YOUR INSTRUCTIONS — Check every line of the entries for "with", and copy the lines that hold it.

——

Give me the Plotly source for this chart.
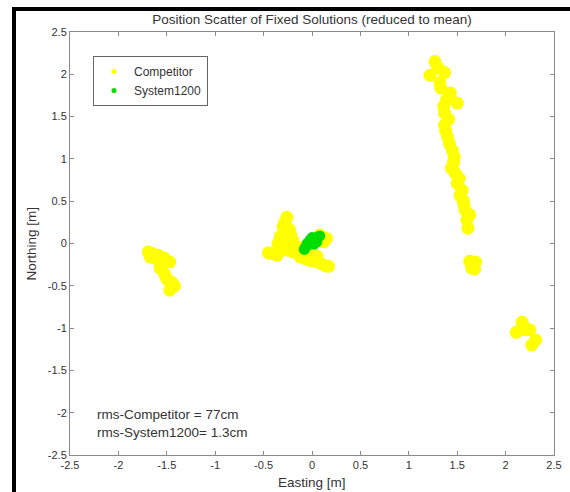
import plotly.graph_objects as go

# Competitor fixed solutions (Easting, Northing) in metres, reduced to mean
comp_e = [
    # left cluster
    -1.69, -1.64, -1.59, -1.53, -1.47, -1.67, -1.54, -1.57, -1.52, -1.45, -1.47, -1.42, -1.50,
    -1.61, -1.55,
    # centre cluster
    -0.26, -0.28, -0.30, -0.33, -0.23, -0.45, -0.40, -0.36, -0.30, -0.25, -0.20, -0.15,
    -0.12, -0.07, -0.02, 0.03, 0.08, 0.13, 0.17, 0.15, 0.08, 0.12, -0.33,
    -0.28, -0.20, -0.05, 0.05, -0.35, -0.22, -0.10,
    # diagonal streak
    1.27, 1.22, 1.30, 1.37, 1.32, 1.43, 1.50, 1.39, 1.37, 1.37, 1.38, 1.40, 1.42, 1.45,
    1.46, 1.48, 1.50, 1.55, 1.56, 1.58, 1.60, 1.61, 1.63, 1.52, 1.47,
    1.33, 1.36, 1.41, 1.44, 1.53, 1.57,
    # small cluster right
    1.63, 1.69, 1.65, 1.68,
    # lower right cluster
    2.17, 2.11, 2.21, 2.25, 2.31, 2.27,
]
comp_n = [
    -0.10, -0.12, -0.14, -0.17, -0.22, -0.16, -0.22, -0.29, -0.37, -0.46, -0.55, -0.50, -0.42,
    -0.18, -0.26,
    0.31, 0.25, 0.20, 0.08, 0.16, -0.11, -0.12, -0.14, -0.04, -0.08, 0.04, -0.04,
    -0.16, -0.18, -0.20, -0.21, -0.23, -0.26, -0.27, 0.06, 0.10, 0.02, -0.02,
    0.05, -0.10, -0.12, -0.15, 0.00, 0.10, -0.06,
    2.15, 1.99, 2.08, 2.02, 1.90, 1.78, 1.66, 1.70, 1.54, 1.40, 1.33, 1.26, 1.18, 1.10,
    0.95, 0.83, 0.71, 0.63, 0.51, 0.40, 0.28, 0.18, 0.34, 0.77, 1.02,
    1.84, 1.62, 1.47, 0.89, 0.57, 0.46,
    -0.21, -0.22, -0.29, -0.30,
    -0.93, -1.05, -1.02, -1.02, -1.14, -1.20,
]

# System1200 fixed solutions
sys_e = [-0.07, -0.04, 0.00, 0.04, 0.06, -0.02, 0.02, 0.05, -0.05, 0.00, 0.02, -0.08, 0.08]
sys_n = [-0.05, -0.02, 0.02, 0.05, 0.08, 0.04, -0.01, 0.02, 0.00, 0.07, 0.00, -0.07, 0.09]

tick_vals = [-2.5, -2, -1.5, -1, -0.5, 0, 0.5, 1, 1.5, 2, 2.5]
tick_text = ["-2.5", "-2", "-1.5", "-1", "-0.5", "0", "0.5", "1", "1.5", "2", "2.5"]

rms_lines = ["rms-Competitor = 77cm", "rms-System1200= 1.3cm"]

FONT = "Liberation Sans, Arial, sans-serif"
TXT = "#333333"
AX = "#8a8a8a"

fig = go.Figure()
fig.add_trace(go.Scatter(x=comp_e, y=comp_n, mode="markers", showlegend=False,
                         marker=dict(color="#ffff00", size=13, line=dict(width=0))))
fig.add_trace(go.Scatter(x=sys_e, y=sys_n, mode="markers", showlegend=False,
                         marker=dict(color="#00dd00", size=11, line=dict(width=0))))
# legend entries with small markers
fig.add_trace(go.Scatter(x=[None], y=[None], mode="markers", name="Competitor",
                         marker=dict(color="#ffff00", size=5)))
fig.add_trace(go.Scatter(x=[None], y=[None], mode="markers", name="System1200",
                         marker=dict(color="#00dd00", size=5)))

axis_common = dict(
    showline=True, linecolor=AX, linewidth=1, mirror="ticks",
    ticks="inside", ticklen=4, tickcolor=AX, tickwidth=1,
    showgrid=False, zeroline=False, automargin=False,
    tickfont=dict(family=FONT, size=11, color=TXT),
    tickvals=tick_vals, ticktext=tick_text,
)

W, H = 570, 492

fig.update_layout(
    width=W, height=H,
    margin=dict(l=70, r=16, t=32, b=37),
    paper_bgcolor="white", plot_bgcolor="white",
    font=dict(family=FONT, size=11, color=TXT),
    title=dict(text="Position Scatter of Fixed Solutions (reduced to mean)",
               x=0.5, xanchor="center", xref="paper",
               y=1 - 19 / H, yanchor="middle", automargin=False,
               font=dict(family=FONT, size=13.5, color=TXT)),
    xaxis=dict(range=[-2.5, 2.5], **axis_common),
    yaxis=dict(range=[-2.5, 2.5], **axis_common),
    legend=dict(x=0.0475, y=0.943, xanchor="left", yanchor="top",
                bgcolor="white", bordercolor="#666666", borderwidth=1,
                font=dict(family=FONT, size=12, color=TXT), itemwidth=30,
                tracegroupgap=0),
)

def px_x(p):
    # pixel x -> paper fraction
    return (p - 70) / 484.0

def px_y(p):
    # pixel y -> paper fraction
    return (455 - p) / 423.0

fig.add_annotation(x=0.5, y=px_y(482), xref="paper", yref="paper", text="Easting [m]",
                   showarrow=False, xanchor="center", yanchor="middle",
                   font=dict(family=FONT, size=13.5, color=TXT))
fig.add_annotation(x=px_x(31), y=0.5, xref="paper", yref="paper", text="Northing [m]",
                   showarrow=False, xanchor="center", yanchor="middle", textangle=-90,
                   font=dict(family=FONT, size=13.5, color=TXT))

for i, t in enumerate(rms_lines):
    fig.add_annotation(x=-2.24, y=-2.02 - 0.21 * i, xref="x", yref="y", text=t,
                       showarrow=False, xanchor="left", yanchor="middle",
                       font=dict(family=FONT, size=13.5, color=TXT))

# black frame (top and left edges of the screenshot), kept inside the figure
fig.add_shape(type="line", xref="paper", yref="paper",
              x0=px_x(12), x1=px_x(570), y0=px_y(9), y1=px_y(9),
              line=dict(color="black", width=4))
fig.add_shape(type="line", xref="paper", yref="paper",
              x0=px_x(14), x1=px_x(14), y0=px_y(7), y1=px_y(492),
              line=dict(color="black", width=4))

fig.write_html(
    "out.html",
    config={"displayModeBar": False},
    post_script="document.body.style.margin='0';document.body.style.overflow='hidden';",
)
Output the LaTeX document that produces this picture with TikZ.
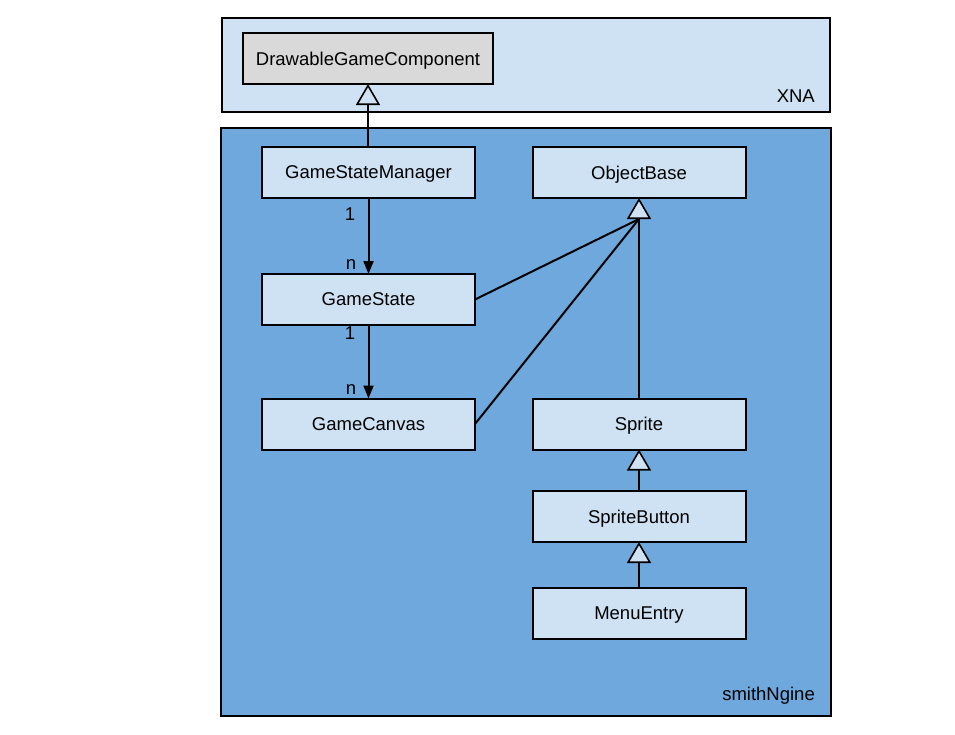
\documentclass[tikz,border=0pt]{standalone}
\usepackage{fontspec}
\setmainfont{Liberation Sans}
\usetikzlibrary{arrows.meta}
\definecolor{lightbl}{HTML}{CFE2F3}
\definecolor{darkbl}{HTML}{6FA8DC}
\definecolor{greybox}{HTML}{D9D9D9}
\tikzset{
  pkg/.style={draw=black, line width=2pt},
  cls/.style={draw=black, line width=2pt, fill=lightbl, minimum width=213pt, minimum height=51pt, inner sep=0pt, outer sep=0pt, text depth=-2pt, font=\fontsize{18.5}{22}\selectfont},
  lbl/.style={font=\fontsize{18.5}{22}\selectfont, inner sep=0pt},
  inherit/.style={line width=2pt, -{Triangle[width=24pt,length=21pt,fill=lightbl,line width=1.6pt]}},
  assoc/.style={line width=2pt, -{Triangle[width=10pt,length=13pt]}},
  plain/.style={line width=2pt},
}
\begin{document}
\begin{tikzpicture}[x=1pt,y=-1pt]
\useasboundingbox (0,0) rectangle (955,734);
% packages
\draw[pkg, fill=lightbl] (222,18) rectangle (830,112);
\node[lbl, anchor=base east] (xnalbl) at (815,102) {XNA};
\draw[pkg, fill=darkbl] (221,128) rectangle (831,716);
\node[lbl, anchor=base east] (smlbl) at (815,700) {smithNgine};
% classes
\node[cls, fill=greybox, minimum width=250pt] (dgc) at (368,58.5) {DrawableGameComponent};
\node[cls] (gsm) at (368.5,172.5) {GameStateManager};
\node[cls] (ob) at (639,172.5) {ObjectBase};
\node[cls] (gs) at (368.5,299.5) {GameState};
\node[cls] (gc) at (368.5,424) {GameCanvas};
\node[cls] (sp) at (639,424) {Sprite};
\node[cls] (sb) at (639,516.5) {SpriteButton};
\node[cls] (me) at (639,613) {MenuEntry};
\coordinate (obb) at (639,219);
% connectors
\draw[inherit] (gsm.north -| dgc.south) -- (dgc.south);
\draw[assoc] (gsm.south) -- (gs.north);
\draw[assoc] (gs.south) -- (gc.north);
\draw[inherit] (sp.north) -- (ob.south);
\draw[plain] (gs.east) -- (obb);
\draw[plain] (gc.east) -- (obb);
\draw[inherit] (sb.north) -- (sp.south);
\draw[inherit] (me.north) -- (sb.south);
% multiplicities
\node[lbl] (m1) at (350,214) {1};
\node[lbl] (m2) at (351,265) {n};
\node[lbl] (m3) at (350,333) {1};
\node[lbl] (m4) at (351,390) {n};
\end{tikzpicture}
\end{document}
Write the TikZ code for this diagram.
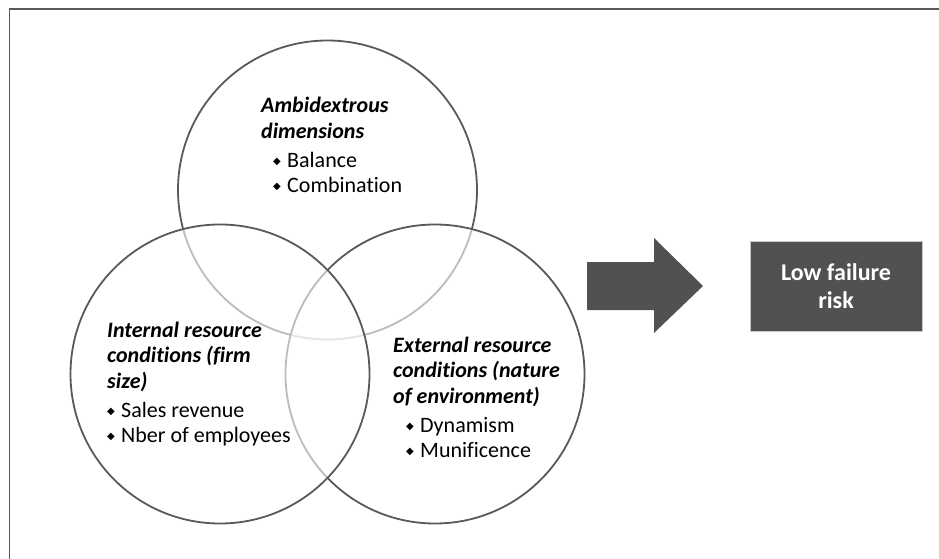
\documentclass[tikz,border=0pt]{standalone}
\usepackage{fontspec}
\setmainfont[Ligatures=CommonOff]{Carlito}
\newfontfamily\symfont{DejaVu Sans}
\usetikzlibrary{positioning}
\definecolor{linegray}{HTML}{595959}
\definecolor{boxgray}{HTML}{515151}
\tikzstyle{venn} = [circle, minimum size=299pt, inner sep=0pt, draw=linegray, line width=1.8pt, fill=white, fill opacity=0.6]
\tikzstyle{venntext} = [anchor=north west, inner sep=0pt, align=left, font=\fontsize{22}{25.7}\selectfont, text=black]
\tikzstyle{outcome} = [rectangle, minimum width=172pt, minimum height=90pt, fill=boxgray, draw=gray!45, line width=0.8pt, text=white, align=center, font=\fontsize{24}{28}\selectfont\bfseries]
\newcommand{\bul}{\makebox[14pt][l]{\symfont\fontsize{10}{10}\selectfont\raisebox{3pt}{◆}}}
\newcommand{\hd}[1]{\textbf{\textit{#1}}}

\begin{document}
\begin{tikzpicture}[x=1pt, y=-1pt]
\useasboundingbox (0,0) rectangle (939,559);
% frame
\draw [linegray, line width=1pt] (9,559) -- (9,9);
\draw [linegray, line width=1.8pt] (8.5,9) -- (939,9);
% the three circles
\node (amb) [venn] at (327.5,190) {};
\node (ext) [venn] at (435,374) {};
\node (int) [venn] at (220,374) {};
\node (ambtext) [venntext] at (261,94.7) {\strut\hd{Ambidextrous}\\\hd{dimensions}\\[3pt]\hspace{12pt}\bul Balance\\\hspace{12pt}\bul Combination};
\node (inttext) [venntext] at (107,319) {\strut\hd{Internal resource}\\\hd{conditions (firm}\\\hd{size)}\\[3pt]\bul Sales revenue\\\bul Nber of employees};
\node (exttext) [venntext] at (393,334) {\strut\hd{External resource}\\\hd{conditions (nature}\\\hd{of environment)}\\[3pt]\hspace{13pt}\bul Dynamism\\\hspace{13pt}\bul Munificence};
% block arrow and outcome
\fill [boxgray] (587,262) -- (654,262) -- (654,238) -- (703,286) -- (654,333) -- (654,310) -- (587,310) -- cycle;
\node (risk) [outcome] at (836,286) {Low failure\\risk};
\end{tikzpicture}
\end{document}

——

ANSWER FOR THE TASK —
# legend entries with small markers
Output the LaTeX document that produces this picture with TikZ.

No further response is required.